Given instruction ▸
Take the listing from its first line through the line that contains "(assess.west |- start);" and please retype those lines exactly, leaving out the pictures.

— BEGIN —

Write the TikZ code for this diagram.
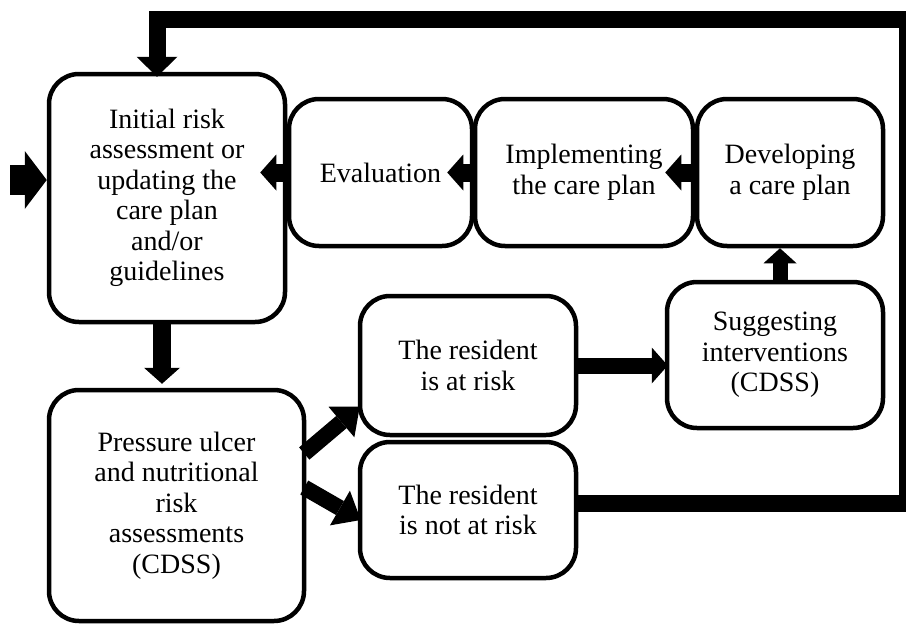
\documentclass[tikz,border=0pt]{standalone}
\usepackage{fontspec}
\setmainfont{Liberation Serif}
\usetikzlibrary{arrows.meta,calc}

\begin{document}
\begin{tikzpicture}[x=1pt,y=-1pt,
	box/.style={draw,line width=4.5pt,rounded corners=30pt,inner sep=0pt,align=center,font=\fontsize{28}{30.5}\selectfont},
	blk/.style={line width=18pt,-{Triangle[length=16pt,width=36pt,line width=0pt]}},
	diag/.style={line width=16pt,-{Triangle[length=24pt,width=40pt,line width=0pt]}},
	loopback/.style={line width=17pt,-{Triangle[length=20pt,width=41pt,line width=0pt]}},
	entry/.style={line width=30pt,-{Triangle[length=22pt,width=58pt,line width=0pt]}}]
	\useasboundingbox (0,0) rectangle (906,624);
	\clip (0,0) rectangle (906,624);
	\def\rowh{147pt}

	% boxes
	\node[box,minimum width=236pt,minimum height=248pt] (assess) at (167,198) {Initial risk\\assessment or\\updating the\\care plan\\and/or\\guidelines};
	\node[box,minimum width=183pt,minimum height=\rowh] (eval) at (380.5,172.5) {Evaluation};
	\node[box,minimum width=218pt,minimum height=\rowh] (impl) at (584,172.5) {Implementing\\the care plan};
	\node[box,minimum width=186pt,minimum height=\rowh] (dev) at (790,172.5) {Developing\\a care plan};
	\node[box,minimum width=216pt,minimum height=146pt] (sugg) at (775,355) {Suggesting\\interventions\\(CDSS)};
	\node[box,minimum width=216pt,minimum height=139pt] (risk) at (468,365.5) {The resident\\is at risk};
	\node[box,minimum width=216pt,minimum height=136pt] (norisk) at (468,510) {The resident\\is not at risk};
	\node[box,minimum width=255pt,minimum height=231pt] (press) at (176.5,505.5) {Pressure ulcer\\and nutritional\\risk\\assessments\\(CDSS)};

	% entree
	\coordinate (start) at (10,180);
	\draw[entry] (start) -- (assess.west |- start);

	% cycle
	\draw[blk] (assess.south -| 162,0) -- ($(press.north -| 162,0)+(0,-4)$);
	\draw[diag] ($(press.east)+(-2,-52)$) -- ($(risk.west)+(2,41)$);
	\draw[diag] ($(press.east)+(-2,-18)$) -- ($(norisk.west)+(3,10)$);
	\draw[blk,line width=16pt] (risk.east) -- ($(risk.east -| sugg.west)+(3,0)$);
	\draw[blk,line width=15pt,-{Triangle[length=15pt,width=33pt,line width=0pt]}] (sugg.north -| 780,0) -- (dev.south -| 780,0);
	\draw[blk] (dev.west) -- ($(impl.east)+(-30,0)$);
	\draw[blk] (impl.west) -- ($(eval.east)+(-27,0)$);
	\draw[blk] (eval.west) -- ($(assess.east |- eval.west)+(-27,0)$);

	% retour
	\draw[loopback] ($(norisk.east)+(0,-7)$) -- (907,503) -- (907,19) -- (157,19) -- ($(assess.north -| 157,0)+(0,5)$);
\end{tikzpicture}
\end{document}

— END —

Result for this exercise ▸
Write the TikZ code for this diagram.
\documentclass[tikz,border=0pt]{standalone}
\usepackage{fontspec}
\setmainfont{Liberation Serif}
\usetikzlibrary{arrows.meta,calc}

\begin{document}
\begin{tikzpicture}[x=1pt,y=-1pt,
	box/.style={draw,line width=4.5pt,rounded corners=30pt,inner sep=0pt,align=center,font=\fontsize{28}{30.5}\selectfont},
	blk/.style={line width=18pt,-{Triangle[length=16pt,width=36pt,line width=0pt]}},
	diag/.style={line width=16pt,-{Triangle[length=24pt,width=40pt,line width=0pt]}},
	loopback/.style={line width=17pt,-{Triangle[length=20pt,width=41pt,line width=0pt]}},
	entry/.style={line width=30pt,-{Triangle[length=22pt,width=58pt,line width=0pt]}}]
	\useasboundingbox (0,0) rectangle (906,624);
	\clip (0,0) rectangle (906,624);
	\def\rowh{147pt}

	% boxes
	\node[box,minimum width=236pt,minimum height=248pt] (assess) at (167,198) {Initial risk\\assessment or\\updating the\\care plan\\and/or\\guidelines};
	\node[box,minimum width=183pt,minimum height=\rowh] (eval) at (380.5,172.5) {Evaluation};
	\node[box,minimum width=218pt,minimum height=\rowh] (impl) at (584,172.5) {Implementing\\the care plan};
	\node[box,minimum width=186pt,minimum height=\rowh] (dev) at (790,172.5) {Developing\\a care plan};
	\node[box,minimum width=216pt,minimum height=146pt] (sugg) at (775,355) {Suggesting\\interventions\\(CDSS)};
	\node[box,minimum width=216pt,minimum height=139pt] (risk) at (468,365.5) {The resident\\is at risk};
	\node[box,minimum width=216pt,minimum height=136pt] (norisk) at (468,510) {The resident\\is not at risk};
	\node[box,minimum width=255pt,minimum height=231pt] (press) at (176.5,505.5) {Pressure ulcer\\and nutritional\\risk\\assessments\\(CDSS)};

	% entree
	\coordinate (start) at (10,180);
	\draw[entry] (start) -- (assess.west |- start);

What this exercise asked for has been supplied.